Concernant la responsabilité des employeurs, le texte rappelle que « la jurisprudence a admis qu’un employeur et ses délégataires pouvaient être considérés comme ayant rempli leurs obligations s’ils ont mis en œuvre les actions de prévention ». « Certes, il y a eu, en 2015 et 2016, à travers les arrêts de la Cour de cassation, un infléchissement de cette obligation de sécurité, qui est passée d’une obligation de résultat à une obligation de moyens – renforcés, cependant – mais il ne faut pas oublier les derniers arrêts, en date du 8 octobre de cette année, qui disent que l’obligation de moyens renforcés des employeurs va très loin, puisqu’elle force ces derniers à vérifier l’efficacité et la maintenance des équipements de sécurité », relève Xavier Bontoux.

L’ANI prévoit également la rénovation de la gouvernance des SPSTI. Ainsi, si la présidence revient à l’employeur, la fonction de vice-président et de trésorier revient à des représentants des salariés des entreprises adhérentes désignés par les organisations syndicales.

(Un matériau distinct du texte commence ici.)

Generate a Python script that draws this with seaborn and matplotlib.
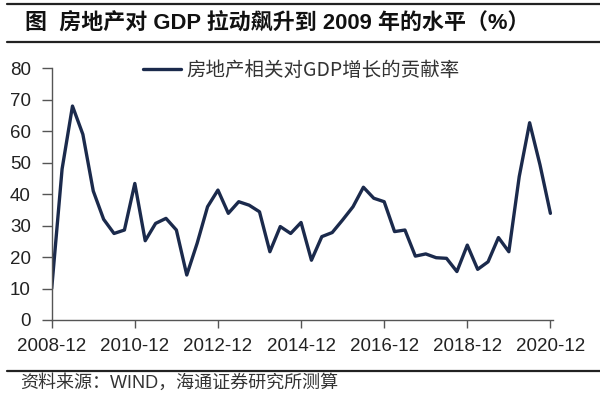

« On donne plus de compétences aux SPSTI, mais quid de leur financement ? », conclut toutefois l’avocat Xavier Bontoux. Outre la date butoir de signature, l’accord sur la santé au travail connaîtra deux étapes : d’une part l’arrêté d’extension, d’autre part la transposition dans la loi du texte du 10 décembre, dont s’est chargée Charlotte Parmentier-Lecocq, députée LREM du Nord, corapporteuse avec Carole Grandjean, de deux rapports sur le sujet.